Porém, aceitar o convite-anúncio comporta exigências e compromissos da parte dos
convidados. Considerando a trama da parábola, para a gente simples das
encruzilhadas o convite para uma festa de casamento de um filho de rei não
passava de um sonho muito distante, como foi a proximidade de Jesus com os
pecadores, prostitutas, leprosos, crianças. Nunca um mestre tinha se misturado
tanto com o povo simples quanto Jesus. Por isso, a parábola se torna metáfora do
seu ministério inclusivo e próximo de todos. A sala cheia, portanto, é imagem
de um mundo justo, fraterno e igual, como é o Reino de Deus.
Há espaço para
todos no banquete do Reino, sobretudo depois de Jesus ter aberto as suas portas
com sua mensagem e práxis humanizantes. Contudo, as pessoas são livres e podem
se autoexcluir, ao não fazer comunhão com os demais. É esse o sentido do
convidado que não portou o «traje de festa» (v. 11), uma
imagem importante, mas fácil de ser distorcida. Ora, caso se tratasse de uma
veste real, nenhum dos convidados estaria apto, afinal, todos foram pegos de
surpresa com o convite feito de última hora. Através da percepção do rei, o
evangelista, chama a atenção da sua comunidade, fazendo uma advertência que
serve para as comunidades de todos os tempos: não basta estar na sala,
participar de reuniões e atos litúrgicos, receber sacramentos, sem disposição
para a vida comunitária. O traje de festa é, aqui, o sinal de unidade entre os
convivas do banquete e, portanto, dos membros da comunidade cristã: a prática
das bem-aventuranças – síntese da justiça do Reino –, o conteúdo programático
do discipulado no Evangelho de Mateus. Todas as pessoas são convidadas e podem entrar
na sala de festa, mas só permanece quem se abre ao espírito das
bem-aventuranças. É o “revestir-se” de Cristo, expressão que foi inserida nas
fórmulas de batismo desde as primeiras comunidades cristãs (Rm 13,14; Gl 3,27).
A reação do
rei ao convidado sem o traje de festa parece violenta (vv. 12-13), mas apenas
reflete o uso do gênero literário apocalíptico, tão empregado na época entre os
rabinos e utilizado também pelos pregadores cristãos das primeiras gerações.

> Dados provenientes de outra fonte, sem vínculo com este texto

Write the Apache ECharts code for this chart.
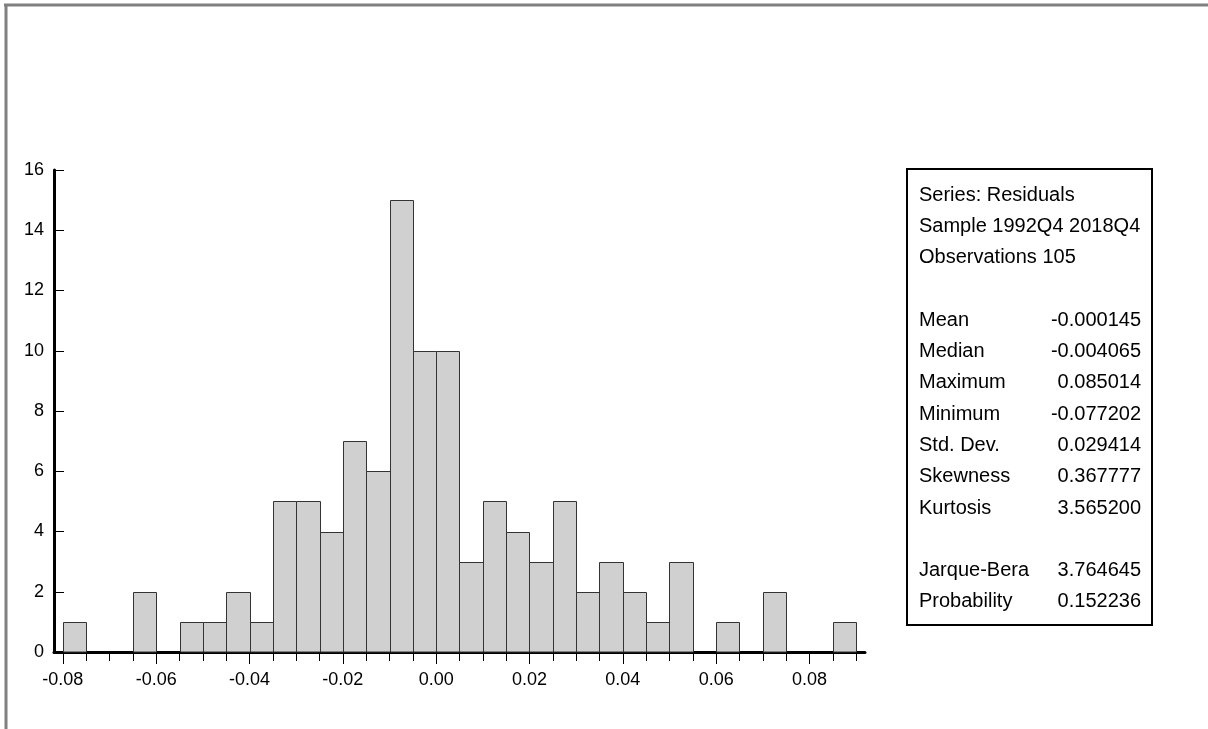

Equivale à destruição da cidade diante da rejeição dos primeiros convidados,
como vimos anteriormente (v. 7). Não significa um castigo propriamente, mas,
dentro da pedagogia divina, indica uma advertência. Visa evidenciar o perigo da
autoexclusão do próprio convidado. A ausência do traje de festa é, portanto, a
falta de abertura e disposição para “revestir-se” de Cristo, ou seja,
é o fechamento ao espírito das bem-aventuranças (Mt 5,1-12). As
bem-aventuranças são o caminho da felicidade e da realização plena. Quem as
vive, permanece no banquete do Reino; quem não as vive, priva-se de viver
plenamente feliz e realizado, e é isso o que a imagem tão forte indica: perder
o sentido da vida. Ter os pés e as mãos amarrados, chorar e ranger os dentes
(v. 13), é a imagem do desespero último do ser humano. Só é desesperado quem
não aceita participar do banquete da vida. Não se trata de uma descrição, mas
de uma comparação, como é toda a parábola. Não aceitar participar do banquete
com alegria, amor e justiça é, portanto, privar-se da vida em plenitude.
O evangelista
ensina, com tudo isso, que o simples fato de alguém participar de uma
comunidade ou igreja não é sinal de nenhuma garantia de vida. Só vive
plenamente quem aceita fazer comunhão e põe em prática o programa de vida de
Jesus. A parábola é concluída com uma nota proverbial explicativa: «Porque
muitos são os chamados, e poucos são os escolhidos» (v. 14). Mesmo
dentro da comunidade, lugar do início da concretização do Reino, há sérios
riscos de alguém ficar privado de vida plena. O evangelista enfatiza exatamente
isso: não basta ter sido convidado ou convidada, afinal, todos são,
indistintamente: bons e maus. O importante é, ao sentir o chamado, conduzir a
vida segundo o programa de vida daquele que chama. Portanto, a expressão
«poucos são os escolhidos» significa que nem todos escolhem participar e
permanecer no banquete do Reino, porque nem todos tem a disposição de viver à
maneira de Jesus.
Todos são chamados, mas só participa plenamente da festa, ou seja, do
Reino, quem porta o traje das bem-aventuranças, sinal único e distintivo dos
cristãos e cristãs. O certo mesmo é que Deus quer a sala cheia; para as igrejas
e comunidades eclesiais precisam ir às encruzilhadas e fazer o convite com
amor, alegria diálogo e espírito de acolhimento.